**Problem statement**
Quote the whole listing word for word. Do not include the pictures.

**Given data**
╔══
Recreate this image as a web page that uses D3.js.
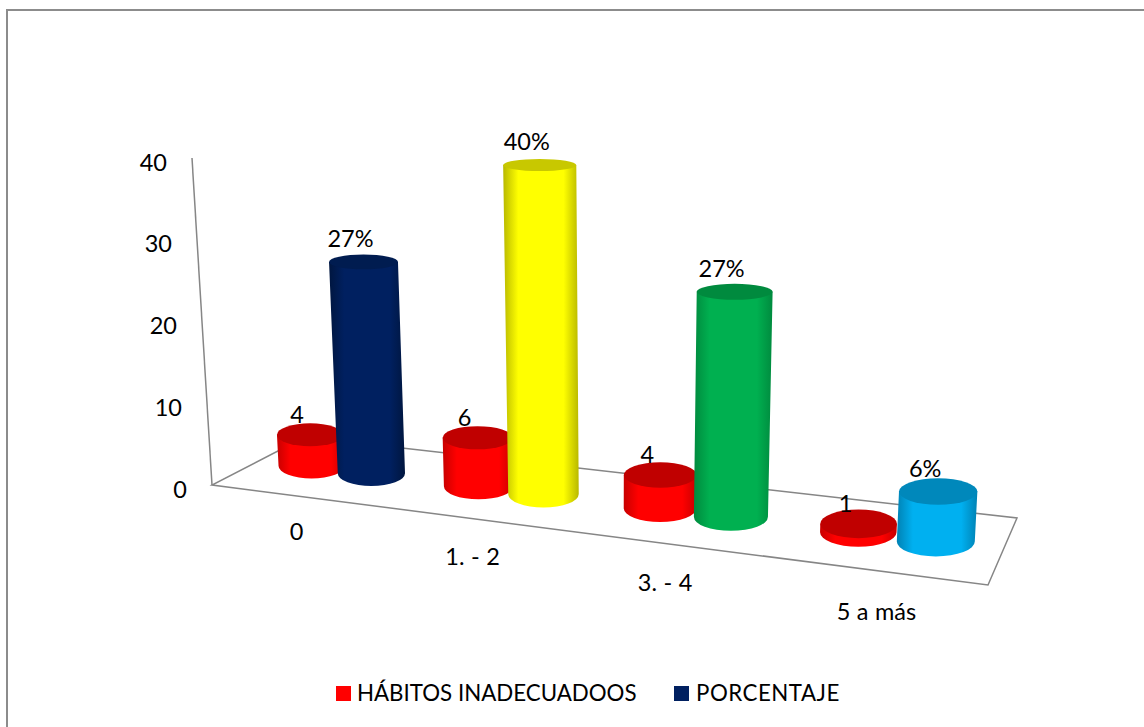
<!DOCTYPE html>
<html><head><meta charset="utf-8">
<script src="https://cdn.jsdelivr.net/npm/d3@7/dist/d3.min.js"></script>
<style>html,body{margin:0;padding:0;background:#fff}svg{display:block}text{font-family:Lato,"Noto Sans",sans-serif;fill:#000}</style>
</head><body><svg id="c" width="1144" height="727"></svg>
<script>
const categories = ["0", "1. - 2", "3. - 4", "5 a más"];
const seriesNames = ["HÁBITOS INADECUADOOS", "PORCENTAJE"];
const habitos = [4, 6, 4, 1];
const porcentaje = [27, 40, 27, 6];
const yTicks = [0, 10, 20, 30, 40];
const redColors = ["#ff0000", "#c00000", "#c80000"];
const pointColors = [
  ["#002060", "#001c50", "#00163f"],
  ["#ffff00", "#c8c800", "#b8b800"],
  ["#00b050", "#008a3e", "#008a3e"],
  ["#00b0f0", "#0088bb", "#0082b4"]
];
const numSize = 23.5, legendSize = 22.3;

const svg = d3.select("#c");
const defs = svg.append("defs");

// floor projection: unit square to the floor's four screen corners
const FL=[212,485],FR=[988,585],BR=[1017,518],BL=[305,437];
const dx1=FR[0]-BR[0],dx2=BL[0]-BR[0],sx=FL[0]-FR[0]+BR[0]-BL[0];
const dy1=FR[1]-BR[1],dy2=BL[1]-BR[1],sy=FL[1]-FR[1]+BR[1]-BL[1];
const den=dx1*dy2-dx2*dy1;
const pg=(sx*dy2-dx2*sy)/den, ph=(dx1*sy-sx*dy1)/den;
const pa=FR[0]-FL[0]+pg*FR[0], pb=BL[0]-FL[0]+ph*BL[0];
const pd=FR[1]-FL[1]+pg*FR[1], pe=BL[1]-FL[1]+ph*BL[1];
function floorPt(u,v){const w=pg*u+ph*v+1;return [(pa*u+pb*v+FL[0])/w,(pd*u+pe*v+FL[1])/w];}

const xOuter = d3.scaleBand().domain(categories).range([0,1]);
const xInner = d3.scaleBand().domain(seriesNames).range([0.0015,xOuter.bandwidth()+0.0015]).paddingInner(0).paddingOuter(0.36);
const yHeight = d3.scaleLinear().domain([0,40]).range([0,327]);
const depthFactor = d3.scaleLinear().domain([473,494,515]).range([0.957,1.006,1.019]).clamp(true);
const ryScale = d3.scalePow().exponent(2).domain([165,541]).range([6,15]).clamp(true);
const leanAt = (cx,h)=>cx+(cx-620)*0.00015*h;

const ax = "#868686";
// outer frame
svg.append("path").attr("d","M7,727V10H1144").attr("fill","none").attr("stroke","#8c8c8c").attr("stroke-width",2);
// floor and wall
svg.append("path").attr("d",d3.line()([BL,FL,FR,BR,BL])).attr("fill","none").attr("stroke",ax).attr("stroke-width",1.5);
svg.append("line").attr("x1",FL[0]).attr("y1",FL[1]).attr("x2",leanAt(FL[0],yHeight(40))).attr("y2",FL[1]-yHeight(40)).attr("stroke",ax).attr("stroke-width",1.5);

// y axis labels
const yAxisScale = d3.scaleLinear().domain([0,40]).range([FL[1],FL[1]-yHeight(40)]);
const yAxis = svg.append("g")
  .call(d3.axisLeft(yAxisScale).tickValues(yTicks).tickSize(0).tickFormat(d3.format("d")));
yAxis.select(".domain").remove();
yAxis.selectAll("text")
  .attr("font-size",numSize).style("font-family",'Lato,"Noto Sans",sans-serif')
  .attr("text-anchor","end").attr("dy",null).attr("dominant-baseline","central")
  .attr("x",d=>leanAt(FL[0],yHeight(d))-25)
  .attr("y",3);

function cylinder(id,cx,baseY,value,cols){
  const h = yHeight(value)*depthFactor(baseY);
  const topY = baseY-h, topCx = leanAt(cx,h);
  const rxB = 33+(cx-306)*0.0095, rxT = rxB+0.004*h;
  const ryB = ryScale(baseY), ryT = ryScale(topY);
  const grad = defs.append("linearGradient").attr("id",id);
  [[0,cols[2]],[0.2,cols[0]],[0.8,cols[0]],[1,cols[2]]].forEach(s=>grad.append("stop").attr("offset",s[0]).attr("stop-color",s[1]));
  const g = svg.append("g");
  g.append("path").attr("fill",`url(#${id})`)
    .attr("d",`M${topCx-rxT},${topY}L${cx-rxB},${baseY}A${rxB},${ryB} 0 0 0 ${cx+rxB},${baseY}L${topCx+rxT},${topY}Z`);
  g.append("ellipse").attr("cx",topCx).attr("cy",topY).attr("rx",rxT).attr("ry",ryT).attr("fill",cols[1]);
  return {topCx,topY};
}

const labels = [];
categories.forEach((c,i)=>{
  const uR = xOuter(c)+xInner(seriesNames[0])+xInner.bandwidth()/2;
  const uP = xOuter(c)+xInner(seriesNames[1])+xInner.bandwidth()/2;
  const pR = floorPt(uR,0.5), pP = floorPt(uP,0.5);
  const a = cylinder("r"+i,pR[0],pR[1],habitos[i],redColors);
  labels.push({t:String(habitos[i]),x:a.topCx-13,y:a.topY-21});
  const b = cylinder("p"+i,pP[0],pP[1],porcentaje[i],pointColors[i]);
  labels.push({t:porcentaje[i]+"%",x:b.topCx-13,y:b.topY-24});
  const u = xOuter(c)+xOuter.bandwidth()/2;
  const f = floorPt(u,0);
  svg.append("text").attr("x",f[0]+2).attr("y",f[1]+35+6*u).attr("font-size",numSize)
    .attr("word-spacing",0.5).attr("text-anchor","middle").attr("dominant-baseline","central").text(c);
});
svg.selectAll("text.dl").data(labels).enter().append("text").attr("class","dl")
  .attr("x",d=>d.x).attr("y",d=>d.y).attr("font-size",numSize)
  .attr("text-anchor","middle").attr("dominant-baseline","central").text(d=>d.t);

// legend
const legend = [[seriesNames[0],redColors[0],336,357,0],[seriesNames[1],pointColors[0][0],674,696,0.5]];
legend.forEach(l=>{
  svg.append("rect").attr("x",l[2]).attr("y",686).attr("width",15).attr("height",15).attr("fill",l[1]);
  svg.append("text").attr("x",l[3]).attr("y",701).attr("font-size",legendSize).attr("letter-spacing",l[4]).text(l[0]);
});
</script></body></html>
╚══
**Task answer**
Recreate this image as a web page that uses D3.js.
<!DOCTYPE html>
<html><head><meta charset="utf-8">
<script src="https://cdn.jsdelivr.net/npm/d3@7/dist/d3.min.js"></script>
<style>html,body{margin:0;padding:0;background:#fff}svg{display:block}text{font-family:Lato,"Noto Sans",sans-serif;fill:#000}</style>
</head><body><svg id="c" width="1144" height="727"></svg>
<script>
const categories = ["0", "1. - 2", "3. - 4", "5 a más"];
const seriesNames = ["HÁBITOS INADECUADOOS", "PORCENTAJE"];
const habitos = [4, 6, 4, 1];
const porcentaje = [27, 40, 27, 6];
const yTicks = [0, 10, 20, 30, 40];
const redColors = ["#ff0000", "#c00000", "#c80000"];
const pointColors = [
  ["#002060", "#001c50", "#00163f"],
  ["#ffff00", "#c8c800", "#b8b800"],
  ["#00b050", "#008a3e", "#008a3e"],
  ["#00b0f0", "#0088bb", "#0082b4"]
];
const numSize = 23.5, legendSize = 22.3;

const svg = d3.select("#c");
const defs = svg.append("defs");

// floor projection: unit square to the floor's four screen corners
const FL=[212,485],FR=[988,585],BR=[1017,518],BL=[305,437];
const dx1=FR[0]-BR[0],dx2=BL[0]-BR[0],sx=FL[0]-FR[0]+BR[0]-BL[0];
const dy1=FR[1]-BR[1],dy2=BL[1]-BR[1],sy=FL[1]-FR[1]+BR[1]-BL[1];
const den=dx1*dy2-dx2*dy1;
const pg=(sx*dy2-dx2*sy)/den, ph=(dx1*sy-sx*dy1)/den;
const pa=FR[0]-FL[0]+pg*FR[0], pb=BL[0]-FL[0]+ph*BL[0];
const pd=FR[1]-FL[1]+pg*FR[1], pe=BL[1]-FL[1]+ph*BL[1];
function floorPt(u,v){const w=pg*u+ph*v+1;return [(pa*u+pb*v+FL[0])/w,(pd*u+pe*v+FL[1])/w];}

const xOuter = d3.scaleBand().domain(categories).range([0,1]);
const xInner = d3.scaleBand().domain(seriesNames).range([0.0015,xOuter.bandwidth()+0.0015]).paddingInner(0).paddingOuter(0.36);
const yHeight = d3.scaleLinear().domain([0,40]).range([0,327]);
const depthFactor = d3.scaleLinear().domain([473,494,515]).range([0.957,1.006,1.019]).clamp(true);
const ryScale = d3.scalePow().exponent(2).domain([165,541]).range([6,15]).clamp(true);
const leanAt = (cx,h)=>cx+(cx-620)*0.00015*h;

const ax = "#868686";
// outer frame
svg.append("path").attr("d","M7,727V10H1144").attr("fill","none").attr("stroke","#8c8c8c").attr("stroke-width",2);
// floor and wall
svg.append("path").attr("d",d3.line()([BL,FL,FR,BR,BL])).attr("fill","none").attr("stroke",ax).attr("stroke-width",1.5);
svg.append("line").attr("x1",FL[0]).attr("y1",FL[1]).attr("x2",leanAt(FL[0],yHeight(40))).attr("y2",FL[1]-yHeight(40)).attr("stroke",ax).attr("stroke-width",1.5);

// y axis labels
const yAxisScale = d3.scaleLinear().domain([0,40]).range([FL[1],FL[1]-yHeight(40)]);
const yAxis = svg.append("g")
  .call(d3.axisLeft(yAxisScale).tickValues(yTicks).tickSize(0).tickFormat(d3.format("d")));
yAxis.select(".domain").remove();
yAxis.selectAll("text")
  .attr("font-size",numSize).style("font-family",'Lato,"Noto Sans",sans-serif')
  .attr("text-anchor","end").attr("dy",null).attr("dominant-baseline","central")
  .attr("x",d=>leanAt(FL[0],yHeight(d))-25)
  .attr("y",3);

function cylinder(id,cx,baseY,value,cols){
  const h = yHeight(value)*depthFactor(baseY);
  const topY = baseY-h, topCx = leanAt(cx,h);
  const rxB = 33+(cx-306)*0.0095, rxT = rxB+0.004*h;
  const ryB = ryScale(baseY), ryT = ryScale(topY);
  const grad = defs.append("linearGradient").attr("id",id);
  [[0,cols[2]],[0.2,cols[0]],[0.8,cols[0]],[1,cols[2]]].forEach(s=>grad.append("stop").attr("offset",s[0]).attr("stop-color",s[1]));
  const g = svg.append("g");
  g.append("path").attr("fill",`url(#${id})`)
    .attr("d",`M${topCx-rxT},${topY}L${cx-rxB},${baseY}A${rxB},${ryB} 0 0 0 ${cx+rxB},${baseY}L${topCx+rxT},${topY}Z`);
  g.append("ellipse").attr("cx",topCx).attr("cy",topY).attr("rx",rxT).attr("ry",ryT).attr("fill",cols[1]);
  return {topCx,topY};
}

const labels = [];
categories.forEach((c,i)=>{
  const uR = xOuter(c)+xInner(seriesNames[0])+xInner.bandwidth()/2;
  const uP = xOuter(c)+xInner(seriesNames[1])+xInner.bandwidth()/2;
  const pR = floorPt(uR,0.5), pP = floorPt(uP,0.5);
  const a = cylinder("r"+i,pR[0],pR[1],habitos[i],redColors);
  labels.push({t:String(habitos[i]),x:a.topCx-13,y:a.topY-21});
  const b = cylinder("p"+i,pP[0],pP[1],porcentaje[i],pointColors[i]);
  labels.push({t:porcentaje[i]+"%",x:b.topCx-13,y:b.topY-24});
  const u = xOuter(c)+xOuter.bandwidth()/2;
  const f = floorPt(u,0);
  svg.append("text").attr("x",f[0]+2).attr("y",f[1]+35+6*u).attr("font-size",numSize)
    .attr("word-spacing",0.5).attr("text-anchor","middle").attr("dominant-baseline","central").text(c);
});
svg.selectAll("text.dl").data(labels).enter().append("text").attr("class","dl")
  .attr("x",d=>d.x).attr("y",d=>d.y).attr("font-size",numSize)
  .attr("text-anchor","middle").attr("dominant-baseline","central").text(d=>d.t);

// legend
const legend = [[seriesNames[0],redColors[0],336,357,0],[seriesNames[1],pointColors[0][0],674,696,0.5]];
legend.forEach(l=>{
  svg.append("rect").attr("x",l[2]).attr("y",686).attr("width",15).attr("height",15).attr("fill",l[1]);
  svg.append("text").attr("x",l[3]).attr("y",701).attr("font-size",legendSize).attr("letter-spacing",l[4]).text(l[0]);
});
</script></body></html>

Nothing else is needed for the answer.